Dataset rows
BEGIN

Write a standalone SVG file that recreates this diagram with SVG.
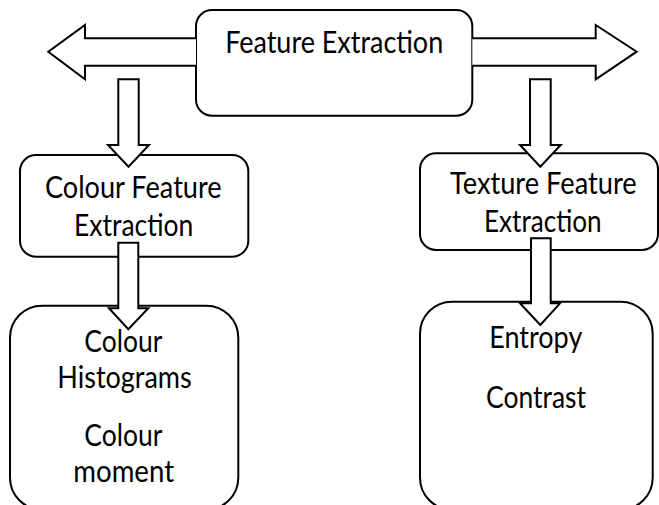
<svg xmlns="http://www.w3.org/2000/svg" width="659" height="505" viewBox="0 0 659 505">
  <style>
    .box { fill: #ffffff; stroke: #000000; stroke-width: 2; }
    .arrow { fill: #ffffff; stroke: #000000; stroke-width: 2; stroke-linejoin: miter; }
    .label { font-family: Lato, "Open Sans", "Liberation Sans", sans-serif; font-size: 30px; fill: #000000; text-anchor: middle; }
  </style>
  <rect width="659" height="505" fill="#ffffff"/>

  <!-- Nodes -->
  <g id="feature-extraction">
    <rect class="box" x="196" y="10" width="276.3" height="105.7" rx="16" ry="16"/>
    <text class="label" x="334.2" y="53.3" textLength="218" lengthAdjust="spacingAndGlyphs">Feature Extraction</text>
  </g>
  <g id="colour-feature-extraction">
    <rect class="box" x="20" y="155" width="228.3" height="101.7" rx="16" ry="16"/>
    <text class="label" x="133.3" y="198.3" textLength="176.7" lengthAdjust="spacingAndGlyphs">Colour Feature</text>
    <text class="label" x="133.7" y="235.7" textLength="119.3" lengthAdjust="spacingAndGlyphs">Extraction</text>
  </g>
  <g id="texture-feature-extraction">
    <rect class="box" x="420" y="153.3" width="238" height="96.7" rx="16" ry="16"/>
    <text class="label" x="543.3" y="194.3" textLength="186.7" lengthAdjust="spacingAndGlyphs">Texture Feature</text>
    <text class="label" x="542.8" y="232.3" textLength="117.7" lengthAdjust="spacingAndGlyphs">Extraction</text>
  </g>
  <g id="colour-features">
    <rect class="box" x="10" y="305.7" width="228.3" height="204" rx="32" ry="32"/>
    <text class="label" x="123.3" y="352.3" textLength="78" lengthAdjust="spacingAndGlyphs">Colour</text>
    <text class="label" x="124.5" y="388.3" textLength="134.4" lengthAdjust="spacingAndGlyphs">Histograms</text>
    <text class="label" x="123.3" y="446" textLength="78" lengthAdjust="spacingAndGlyphs">Colour</text>
    <text class="label" x="123.7" y="482.3" textLength="100.7" lengthAdjust="spacingAndGlyphs">moment</text>
  </g>
  <g id="texture-features">
    <rect class="box" x="420" y="301.7" width="232.7" height="208" rx="32" ry="32"/>
    <text class="label" x="535.8" y="348.3" textLength="93" lengthAdjust="spacingAndGlyphs">Entropy</text>
    <text class="label" x="536" y="408.3" textLength="100" lengthAdjust="spacingAndGlyphs">Contrast</text>
  </g>

  <!-- Connectors: block arrows -->
  <g id="connectors">
    <path class="arrow" d="M196,38.3 H85 V25 L48.3,51.7 L85,79.3 V65.7 H196"/>
    <path class="arrow" d="M472.3,38.3 H595.7 V25 L636.7,51.7 L595.7,79.3 V65.7 H472.3"/>
    <polygon class="arrow" points="118.3,79.3 138.7,79.3 138.7,145 149,145 128.5,166.7 108,145 118.3,145"/>
    <polygon class="arrow" points="530,79.3 550.7,79.3 550.7,145 560.7,145 540.3,166.7 520,145 530,145"/>
    <polygon class="arrow" points="118.3,242.7 138.3,242.7 138.3,308.3 148.3,308.3 128.3,329.3 109,308.3 118.3,308.3"/>
    <polygon class="arrow" points="531,238.3 550.7,238.3 550.7,303.3 560,303.3 540.3,325 520,303.3 531,303.3"/>
  </g>
</svg>
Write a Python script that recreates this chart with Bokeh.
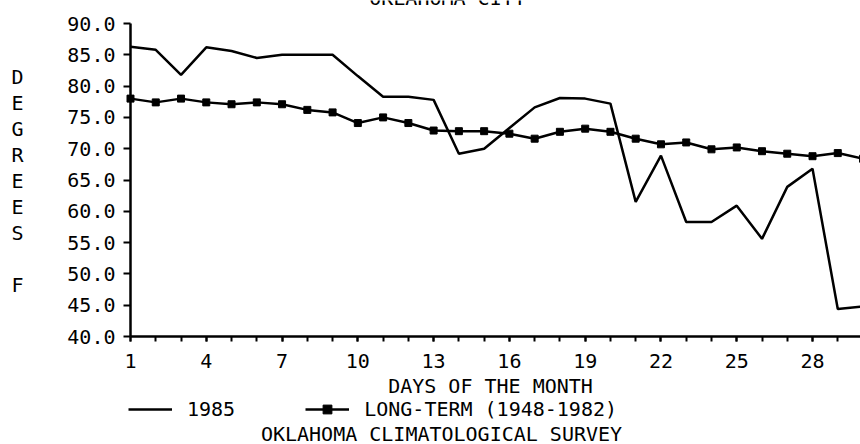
from bokeh.plotting import figure
from bokeh.models import (Range1d, FixedTicker, PrintfTickFormatter, Label,
                          Legend, LegendItem)
from bokeh.embed import file_html
from bokeh.resources import INLINE

# ---------------- data ----------------
days = list(range(1, 31))
t_1985 = [86.3, 85.8, 81.8, 86.2, 85.6, 84.5, 85.0, 85.0, 85.0, 81.6,
          78.3, 78.3, 77.8, 69.2, 70.0, 73.3, 76.6, 78.1, 78.0, 77.2,
          61.5, 68.9, 58.3, 58.3, 60.9, 55.6, 63.9, 66.8, 44.4, 44.8]
t_long = [78.0, 77.4, 78.0, 77.4, 77.1, 77.4, 77.1, 76.2, 75.8, 74.1,
          75.0, 74.1, 72.9, 72.8, 72.8, 72.4, 71.6, 72.7, 73.2, 72.7,
          71.6, 70.7, 71.0, 69.9, 70.2, 69.6, 69.2, 68.8, 69.3, 68.4]
x_ticks = [1, 4, 7, 10, 13, 16, 19, 22, 25, 28]
x_minor = list(range(1, 32))
y_ticks = [40, 45, 50, 55, 60, 65, 70, 75, 80, 85, 90]

title_text = "OKLAHOMA CITY"
xlabel_text = "DAYS OF THE MONTH"
ylabel_letters = ["D", "E", "G", "R", "E", "E", "S", "", "F"]
footer_text = "OKLAHOMA CLIMATOLOGICAL SURVEY"
series_names = ["1985", "LONG-TERM (1948-1982)"]

# ---------------- layout (pixel geometry of the page) ----------------
FONT = "DejaVu Sans Mono"
FS = "20px"
W, H = 860, 444
AX_LEFT, AX_TOP, AX_BOTTOM = 130, 23, 336      # where day 1 / 90 / 40 sit
PX_PER_DAY = 25.26
PX_PER_DEG = (AX_BOTTOM - AX_TOP) / 50.0
X_START = 1 - AX_LEFT / PX_PER_DAY
X_END = 1 + (W - AX_LEFT) / PX_PER_DAY
Y_TOP = 90 + AX_TOP / PX_PER_DEG
Y_BOT = 40 - (H - AX_BOTTOM) / PX_PER_DEG


def dx(px):
    return X_START + px / PX_PER_DAY


def dy(py):
    return Y_TOP - py / PX_PER_DEG


p = figure(width=W, height=H, x_range=Range1d(X_START, X_END),
           y_range=Range1d(Y_BOT, Y_TOP), title=None,
           output_backend="svg", toolbar_location=None,
           min_border=0, min_border_left=0, min_border_right=0,
           min_border_top=0, min_border_bottom=0)
p.outline_line_color = None
p.xgrid.visible = False
p.ygrid.visible = False
p.background_fill_color = "white"
p.border_fill_color = "white"

# axes, pinned inside the frame
xa = p.xaxis[0]
xa.fixed_location = 40
xa.bounds = (1, 31)
xa.ticker = FixedTicker(ticks=x_ticks, minor_ticks=x_minor)
xa.axis_line_width = 2.5
xa.axis_line_color = "black"
xa.major_tick_line_width = 2
xa.minor_tick_line_width = 2
xa.major_tick_out = 5
xa.major_tick_in = 0
xa.minor_tick_out = 5
xa.minor_tick_in = 0
xa.major_label_standoff = 12
xa.major_label_text_font = FONT
xa.major_label_text_font_size = FS
xa.major_label_text_color = "black"

ya = p.yaxis[0]
ya.fixed_location = 1
ya.bounds = (40, 90)
ya.ticker = FixedTicker(ticks=y_ticks, minor_ticks=[])
ya.formatter = PrintfTickFormatter(format="%.1f")
ya.axis_line_width = 2.5
ya.axis_line_color = "black"
ya.major_tick_line_width = 2
ya.major_tick_out = 7
ya.major_tick_in = 0
ya.minor_tick_out = 0
ya.minor_tick_in = 0
ya.major_label_standoff = 8
ya.major_label_text_font = FONT
ya.major_label_text_font_size = FS
ya.major_label_text_color = "black"

# series
r1 = p.line(days, t_1985, line_color="black", line_width=2.5)
r2 = p.line(days, t_long, line_color="black", line_width=2.5)
r3 = p.scatter(days, t_long, marker="square", size=7, fill_color="black",
               line_color="black")

# legend (inside the frame, below the axis)
leg = Legend(items=[LegendItem(label=series_names[0], renderers=[r1]),
                    LegendItem(label=series_names[1], renderers=[r2, r3])],
             location=(128, 23), orientation="horizontal",
             border_line_color=None, background_fill_alpha=0,
             padding=0, margin=0, spacing=70, glyph_width=44,
             glyph_height=22, label_height=22, label_standoff=15,
             label_text_font=FONT, label_text_font_size=FS,
             label_text_color="black")
p.add_layout(leg)


def add_label(text, px, py, align="center", baseline="middle"):
    p.add_layout(Label(x=dx(px), y=dy(py), text=text, text_align=align,
                       text_baseline=baseline, text_font=FONT,
                       text_font_size=FS, text_color="black"))


add_label(title_text, 447, -3, baseline="alphabetic")
add_label(xlabel_text, 490, 385)
add_label(footer_text, 441, 433)
for i, ch in enumerate(ylabel_letters):
    if ch:
        add_label(ch, 17, 76 + 26 * i)

open("out.html", "w").write(file_html(p, INLINE))
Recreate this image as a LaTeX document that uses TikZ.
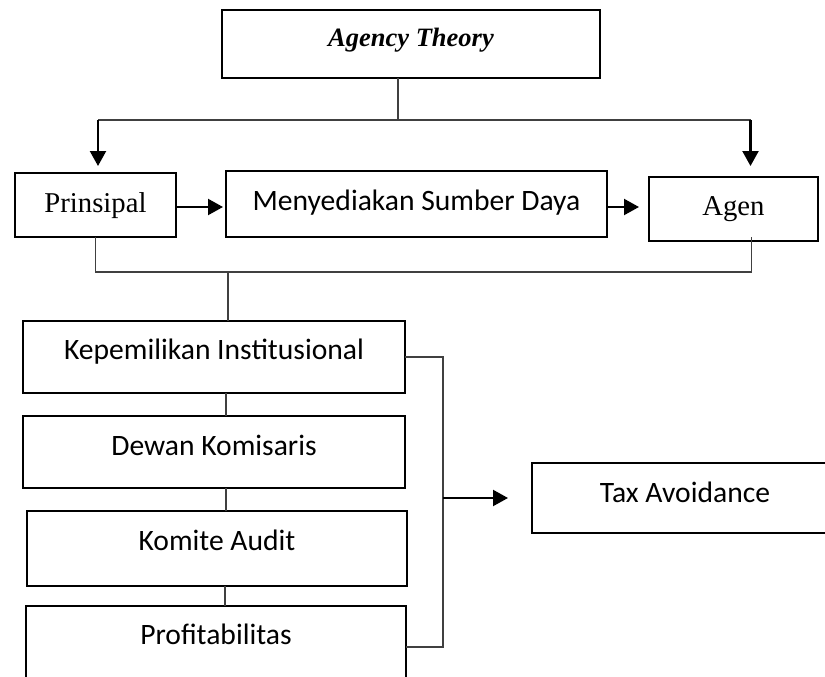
\documentclass[tikz,border=0pt]{standalone}
\usepackage{fontspec}
\setmainfont{Liberation Serif}
\newfontfamily\cbrfont{Carlito}
\usetikzlibrary{arrows.meta, calc}
\tikzset{
  box/.style      = {rectangle, draw, line width=2.2pt, inner sep=0pt,
                     outer sep=0pt, anchor=base, align=center},
  romtext/.style  = {font=\fontsize{28.7}{34}\selectfont},
  sanstext/.style = {font=\cbrfont\fontsize{29.6}{35}\selectfont},
  link/.style     = {line width=1.1pt, draw=black!75},
  arr/.style      = {-{Triangle[length=15pt,width=16pt]}, line width=2.2pt},
}

\begin{document}
\begin{tikzpicture}[x=1pt, y=-1pt]
  \useasboundingbox (0,0) rectangle (825,677);

  % theory
  \node[box, minimum width=378pt, text height=37pt, text depth=31pt,
        font=\fontsize{26.5}{32}\selectfont\bfseries\itshape] (theory) at (411,47) {Agency Theory};

  % principal - agent
  \node[box, romtext, minimum width=161pt, text height=39pt, text depth=25pt] (prin) at (95.5,212) {Prinsipal};
  \node[box, sanstext, minimum width=381pt, text height=39pt, text depth=27pt] (meny) at (416.5,210) {Menyediakan Sumber Daya};
  \node[box, romtext, minimum width=169pt, text height=38pt, text depth=26pt] (agen) at (733.5,215) {Agen};

  \coordinate (split) at (398,120);
  \draw[link] (theory.south -| split) -- (split);
  \draw[link] ([xshift=2.5pt]prin.north |- split) -- ([xshift=17pt]agen.north |- split);
  \draw[arr, shorten >=7pt] ([xshift=2.5pt]prin.north |- split) -- ([xshift=2.5pt]prin.north);
  \draw[arr, shorten >=11pt] ([xshift=17pt]agen.north |- split) -- ([xshift=17pt]agen.north);
  \draw[arr, shorten >=3pt] ([yshift=-2pt]prin.east) -- ([yshift=-2pt]prin.east -| meny.west);
  \draw[arr, shorten >=10pt] ([yshift=-3pt]meny.east) -- ([yshift=-3pt]meny.east -| agen.west);

  % variables
  \node[box, sanstext, minimum width=382pt, text height=38pt, text depth=34pt] (kep) at (214,359) {Kepemilikan Institusional};
  \node[box, sanstext, minimum width=382pt, text height=39pt, text depth=33pt] (dewan) at (214,455) {Dewan Komisaris};
  \node[box, sanstext, minimum width=380pt, text height=39pt, text depth=36pt] (komite) at (217,550) {Komite Audit};
  \node[box, sanstext, minimum width=380pt, text height=38pt, text depth=44pt] (prof) at (216,644) {Profitabilitas};
  \node[box, sanstext, minimum width=306pt, text height=39pt, text depth=31pt] (tax) at (685,502) {Tax Avoidance};

  \coordinate (join) at (228,272);
  \draw[link] (prin.south) |- ([xshift=18pt]agen.south |- join) -- ([xshift=18pt,yshift=4pt]agen.south);
  \draw[link] (join) -- (join |- kep.north);

  \coordinate (spine) at (226,0);
  \draw[link] (kep.south -| spine) -- (dewan.north -| spine);
  \draw[link] (dewan.south -| spine) -- (komite.north -| spine);
  \draw[link] ([xshift=-1pt]komite.south -| spine) -- ([xshift=-1pt]prof.north -| spine);

  \coordinate (bus) at (443,0);
  \draw[link] (kep.east) -| (bus |- prof.east) -- (prof.east);
  \draw[arr, shorten >=24pt] (bus |- tax.west) -- (tax.west);

\end{tikzpicture}
\end{document}
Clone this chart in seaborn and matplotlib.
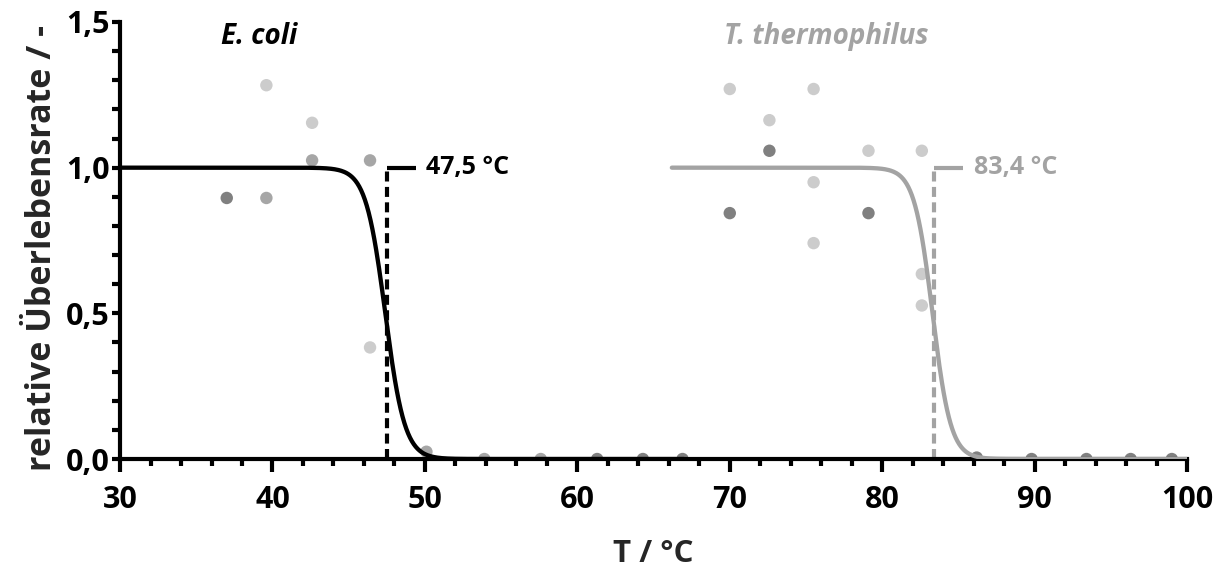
import numpy as np
import pandas as pd
import seaborn as sns
import matplotlib.pyplot as plt
from matplotlib.ticker import MultipleLocator, FuncFormatter

# measured survival rates (n = number of overlapping replicates at that spot)
ecoli_T = [37.0, 39.6, 39.6, 42.6, 42.6, 46.4, 46.4, 50.1, 53.9, 57.6, 61.3, 64.3, 66.9]
ecoli_rate = [0.896, 1.283, 0.896, 1.154, 1.025, 1.025, 0.383, 0.025, 0.0, 0.0, 0.0, 0.0, 0.0]
ecoli_n = [3, 1, 2, 1, 2, 2, 1, 2, 2, 2, 3, 3, 3]

tth_T = [70.0, 70.0, 72.6, 72.6, 75.5, 75.5, 75.5, 79.1, 79.1, 82.6, 82.6, 82.6,
         86.2, 89.8, 93.4, 96.3, 99.0]
tth_rate = [1.270, 0.844, 1.163, 1.058, 1.270, 0.950, 0.741, 1.058, 0.844, 1.058, 0.635, 0.527,
            0.005, 0.0, 0.0, 0.0, 0.0]
tth_n = [1, 3, 1, 3, 1, 1, 1, 1, 3, 1, 1, 1, 3, 3, 3, 3, 3]

# sigmoid fit parameters: midpoint, slope, fitted range
ecoli_fit = dict(x0=47.4, k=0.64, start=30.0, stop=67.0)
tth_fit = dict(x0=83.3, k=0.60, start=66.2, stop=100.0)
ecoli_label = 47.5
tth_label = 83.4

BLACK = "#000000"
GREY = "#a3a3a3"
shades = {1: "#cccccc", 2: "#a6a6a6", 3: "#808080"}

sns.set_style("ticks")
plt.rcParams["font.family"] = ["Open Sans", "DejaVu Sans"]
plt.rcParams["font.weight"] = "bold"


def sigmoid(fit):
    x = np.linspace(fit["start"], fit["stop"], 600)
    return pd.DataFrame({"T": x, "rate": 1 / (1 + np.exp((x - fit["x0"]) / fit["k"]))})


fig = plt.figure(figsize=(12.2, 5.74), dpi=100)
ax = fig.add_axes([0.0984, 0.2003, 0.8746, 0.7614])

pts = pd.concat([
    pd.DataFrame({"T": ecoli_T, "rate": ecoli_rate, "n": ecoli_n}),
    pd.DataFrame({"T": tth_T, "rate": tth_rate, "n": tth_n}),
])
sns.scatterplot(data=pts, x="T", y="rate", hue="n", palette=shades, s=80,
                linewidth=0, legend=False, ax=ax, zorder=1)

sns.lineplot(data=sigmoid(ecoli_fit), x="T", y="rate", color=BLACK, lw=3.1, ax=ax, zorder=3)
sns.lineplot(data=sigmoid(tth_fit), x="T", y="rate", color=GREY, lw=3.1, ax=ax, zorder=3)

# melting point markers
for tm, col in [(ecoli_label, BLACK), (tth_label, GREY)]:
    ax.plot([tm, tm], [0, 1.0], color=col, lw=3, ls=(0, (2.4, 1.3)), zorder=2)
    ax.plot([tm, tm + 1.9], [1.0, 1.0], color=col, lw=3, solid_capstyle="butt", zorder=2)
    ax.text(tm + 2.6, 1.0, f"{tm:.1f} °C".replace(".", ","), color=col, fontsize=18,
            fontweight="bold", va="center", ha="left")

ax.text(36.6, 1.45, "E. coli", color=BLACK, fontsize=20, fontweight="bold",
        fontstyle="italic", va="center", ha="left")
ax.text(69.6, 1.45, "T. thermophilus", color=GREY, fontsize=20, fontweight="bold",
        fontstyle="italic", va="center", ha="left")

ax.set_xlim(30, 100)
ax.set_ylim(0, 1.5)
ax.xaxis.set_major_locator(MultipleLocator(10))
ax.xaxis.set_minor_locator(MultipleLocator(2))
ax.yaxis.set_major_locator(MultipleLocator(0.5))
ax.yaxis.set_minor_locator(MultipleLocator(0.1))
ax.yaxis.set_major_formatter(FuncFormatter(lambda v, p: f"{v:.1f}".replace(".", ",")))

sns.despine(ax=ax)
for side in ["left", "bottom"]:
    ax.spines[side].set_linewidth(3)
    ax.spines[side].set_color(BLACK)
ax.tick_params(which="both", direction="out", width=3, color=BLACK,
               labelsize=22, labelcolor=BLACK)
ax.tick_params(axis="x", which="major", length=9, pad=10)
ax.tick_params(axis="x", which="minor", length=5)
ax.tick_params(axis="y", which="both", length=5.5, pad=2)
for lab in ax.get_xticklabels() + ax.get_yticklabels():
    lab.set_fontweight("bold")

ax.set_xlabel("T / °C", fontsize=22.5, fontweight="bold", labelpad=17)
ax.set_ylabel("relative Überlebensrate / -", fontsize=24.5, fontweight="bold")
ax.yaxis.set_label_coords(-0.057, 0.483)

fig.savefig("out.png", dpi=100)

END

## PROBLEM STATEMENT
Repeat exactly the part that opens with the line containing "Clone this chart in seaborn and matplotlib." and closes with the line containing "2, 2, 3, 3, 3]". Include both end lines, and drop the pictures.

## TASK SOLUTION
Clone this chart in seaborn and matplotlib.
import numpy as np
import pandas as pd
import seaborn as sns
import matplotlib.pyplot as plt
from matplotlib.ticker import MultipleLocator, FuncFormatter

# measured survival rates (n = number of overlapping replicates at that spot)
ecoli_T = [37.0, 39.6, 39.6, 42.6, 42.6, 46.4, 46.4, 50.1, 53.9, 57.6, 61.3, 64.3, 66.9]
ecoli_rate = [0.896, 1.283, 0.896, 1.154, 1.025, 1.025, 0.383, 0.025, 0.0, 0.0, 0.0, 0.0, 0.0]
ecoli_n = [3, 1, 2, 1, 2, 2, 1, 2, 2, 2, 3, 3, 3]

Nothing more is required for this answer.